In Fine Art Pedagogy after Modernism, Houghton (2014) explains how seperate technical teaching in Art schools originates from the pioneering pedagogy taught at Nova Scotia College of Art and Design (NSCAD). To ensure art students could still access technical resources regardless of the module “the pedagogy that was created was one where skills were available à la carte, ideas and process dominated …” (ibid, page 7). 

Fine Art courses routinely centre contextual studies and make the teaching of skills optional and open to all students, delivered by technicians. Arguably, this approach is not sufficient to reach the technical literacy increasingly required for creative professions. This resonates with UAL’s Creative Attributes Framework (UAL, 2022) that recommends the development of self-efficacy, resilience, and agility.  

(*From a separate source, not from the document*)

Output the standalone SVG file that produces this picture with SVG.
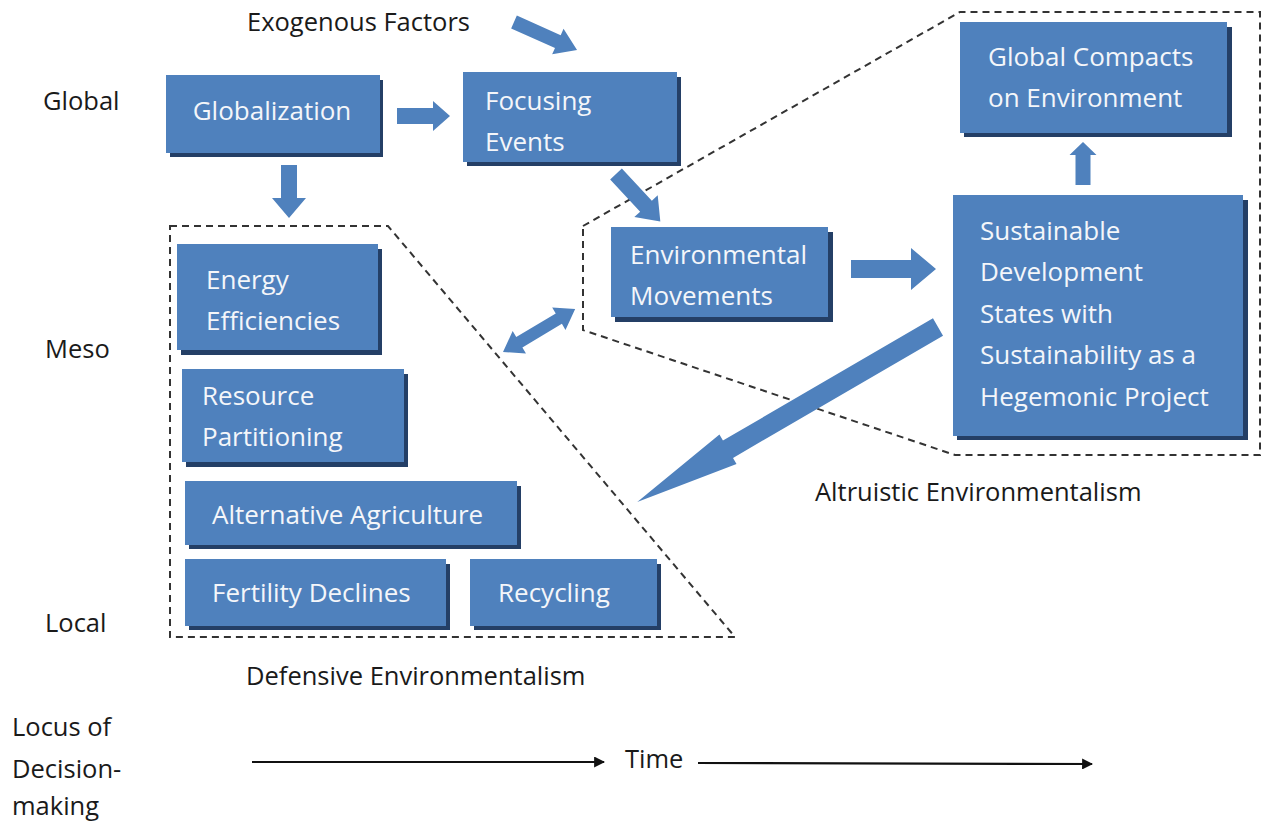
<svg xmlns="http://www.w3.org/2000/svg" width="1262" height="825" viewBox="0 0 1262 825">
  <defs>
    <style>
      .box { fill: #4f81bd; }
      .shadow { fill: #243f66; }
      .bt { font-family: "Open Sans", "Liberation Sans", sans-serif; font-size: 26px; fill: #f4f6fa; }
      .lbl { font-family: "Open Sans", "Liberation Sans", sans-serif; font-size: 25.5px; fill: #1a1a1a; }
      .blk { fill: #4f81bd; }
      .dash { fill: none; stroke: #333; stroke-width: 2; stroke-dasharray: 7 5; }
      .axis { stroke: #111; stroke-width: 2.2; fill: none; }
    </style>
    <marker id="ah" viewBox="0 0 10 10" refX="9" refY="5" markerWidth="5" markerHeight="5" orient="auto" markerUnits="strokeWidth">
      <path d="M0,0 L10,5 L0,10 z" fill="#111"/>
    </marker>
  </defs>

  <rect width="1262" height="825" fill="#ffffff"/>

  <!-- grouping outlines -->
  <g id="regions">
    <polygon class="dash" points="170,226 388,226 735,637 170,637"/>
    <polygon class="dash" points="583,226 960,12 1260,12 1260,455 955,455 583,330"/>
  </g>

  <!-- side and axis labels -->
  <g id="labels">
    <text class="lbl" x="43" y="110">Global</text>
    <text class="lbl" x="45" y="358">Meso</text>
    <text class="lbl" x="45" y="632">Local</text>
    <text class="lbl" x="247" y="31">Exogenous Factors</text>
    <text class="lbl" x="246" y="685">Defensive Environmentalism</text>
    <text class="lbl" x="815" y="501">Altruistic Environmentalism</text>
    <text class="lbl" x="12" y="736">Locus of</text>
    <text class="lbl" x="12" y="778">Decision-</text>
    <text class="lbl" x="12" y="815">making</text>
    <text class="lbl" x="625" y="768">Time</text>
  </g>

  <!-- nodes -->
  <g id="globalization">
    <rect class="shadow" x="170" y="80" width="213" height="77"/>
    <rect class="box" x="166" y="75" width="214" height="78"/>
    <text class="bt" x="272" y="120" text-anchor="middle">Globalization</text>
  </g>
  <g id="focusing-events">
    <rect class="shadow" x="467" y="77" width="214" height="89"/>
    <rect class="box" x="463" y="72" width="214" height="90"/>
    <text class="bt" x="485" y="110">Focusing</text>
    <text class="bt" x="485" y="151">Events</text>
  </g>
  <g id="global-compacts">
    <rect class="shadow" x="964" y="27" width="268" height="110"/>
    <rect class="box" x="960" y="22" width="267" height="111"/>
    <text class="bt" x="988" y="66">Global Compacts</text>
    <text class="bt" x="988" y="107">on Environment</text>
  </g>
  <g id="environmental-movements">
    <rect class="shadow" x="615" y="232" width="218" height="90"/>
    <rect class="box" x="611" y="227" width="217" height="90"/>
    <text class="bt" x="630" y="264">Environmental</text>
    <text class="bt" x="630" y="305">Movements</text>
  </g>
  <g id="sustainable-development">
    <rect class="shadow" x="957" y="200" width="291" height="240"/>
    <rect class="box" x="953" y="195" width="290" height="241"/>
    <text class="bt" x="980" y="240">Sustainable</text>
    <text class="bt" x="980" y="281">Development</text>
    <text class="bt" x="980" y="323">States with</text>
    <text class="bt" x="980" y="364">Sustainability as a</text>
    <text class="bt" x="980" y="406">Hegemonic Project</text>
  </g>
  <g id="energy-efficiencies">
    <rect class="shadow" x="181" y="249" width="201" height="106"/>
    <rect class="box" x="177" y="244" width="201" height="106"/>
    <text class="bt" x="206" y="289">Energy</text>
    <text class="bt" x="206" y="330">Efficiencies</text>
  </g>
  <g id="resource-partitioning">
    <rect class="shadow" x="186" y="374" width="222" height="93"/>
    <rect class="box" x="182" y="369" width="222" height="93"/>
    <text class="bt" x="202" y="405">Resource</text>
    <text class="bt" x="202" y="446">Partitioning</text>
  </g>
  <g id="alternative-agriculture">
    <rect class="shadow" x="189" y="486" width="332" height="63"/>
    <rect class="box" x="185" y="481" width="332" height="64"/>
    <text class="bt" x="212" y="524">Alternative Agriculture</text>
  </g>
  <g id="fertility-declines">
    <rect class="shadow" x="189" y="564" width="261" height="66"/>
    <rect class="box" x="185" y="559" width="261" height="67"/>
    <text class="bt" x="212" y="602">Fertility Declines</text>
  </g>
  <g id="recycling">
    <rect class="shadow" x="474" y="564" width="187" height="66"/>
    <rect class="box" x="470" y="559" width="187" height="67"/>
    <text class="bt" x="498" y="602">Recycling</text>
  </g>

  <!-- connectors: block arrows drawn along a local x-axis, then placed -->
  <g id="connectors">
    <polygon class="blk" transform="translate(397,116)" points="0,-8 36,-8 36,-15 53,0 36,15 36,8 0,8"/>
    <polygon class="blk" transform="translate(514,22) rotate(24)" points="0,-7 48,-7 48,-14 69,0 48,14 48,7 0,7"/>
    <polygon class="blk" transform="translate(289,165) rotate(90)" points="0,-8 33,-8 33,-17 53,0 33,17 33,8 0,8"/>
    <polygon class="blk" transform="translate(616,174) rotate(47)" points="0,-8 44,-8 44,-16 65,0 44,16 44,8 0,8"/>
    <polygon class="blk" transform="translate(851,269) rotate(0)" points="0,-9 60,-9 60,-21 85,0 60,21 60,9 0,9"/>
    <polygon class="blk" transform="translate(1083,185) rotate(-90)" points="0,-7.5 30,-7.5 30,-13.5 43,0 30,13.5 30,7.5 0,7.5"/>
    <polygon class="blk" transform="translate(503,352) rotate(-30.8)" points="0,0 19,-13 19,-6 65,-6 65,-13 84,0 65,13 65,6 19,6 19,13"/>
    <polygon class="blk" transform="translate(938,327) rotate(149.8)" points="0,-10 243,-10 243,-17 348,0 243,17 243,10 0,10"/>
    <line class="axis" x1="252" y1="762" x2="604" y2="762" marker-end="url(#ah)"/>
    <line class="axis" x1="698" y1="763" x2="1092" y2="764" marker-end="url(#ah)"/>
  </g>
</svg>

I have tried to reintegrate skills-based teaching into the pedagogy of the course, an approach that resonates with the pedagogical views of the previous Programme Director (Chorpening, 2014) who observed a “shift away from the skills of making” on BA Fine Art courses.

My own teaching has been influenced by my experience in computing departments where acquiring technical skills is often mandatory. In Fine Art, I want to pursue an approach that dissolves the demarcation between ‘lecture’ and ‘workshop’ with hybrid activities that may begin with contextual slides and artistic references, followed by teaching skills needed for the type of practice that the lesson is covering. Our lecturers would be more inclined to integrate skills-based learning into their teaching, leaning on their own practices and expertise. The limitation of this approach, however, is that the technical team still operates an open access model as expected by the college, and as such, can often be out of sync with the academic team.

In summary, moving forward I will:

  • Continue to advance a pedagogy that dissolves the separation between theory and skills-based teaching, encouraging where possible hybrid teaching activities.
  • Work closely with the technical team to ensure that academic and technical teams align their teaching.
  • Where possible, create joint-delivery workshops with both a technician and academic present, to encourage collaboration. 
  • Be attentive to the wider context in which Fine Art education has responded to the need for skills-based teaching, and respond to attributes identified in the CAF report.

References 

Houghton, Nicholas. ‘Fine Art Pedagogy after Modernism: A Case Study of Two Pioneering Art Schools’. Art, Design & Communication in Higher Education 13, no. 1 (1 April 2014): 7–18. https://doi.org/10.1386/adch.13.1.7_1.

UAL (2022) Creative attributes frameworkUAL. Available at: https://www.arts.ac.uk/about-ual/teaching-and-learning-exchange/careers-and-employability/creative-attributes-framework (Accessed: 22 March 2025). 

Chorpening, K., 2014. The problem with making in fine art: A case for the expanded teaching of drawing. Art, Design & Communication in Higher Education13(1), pp.93-107.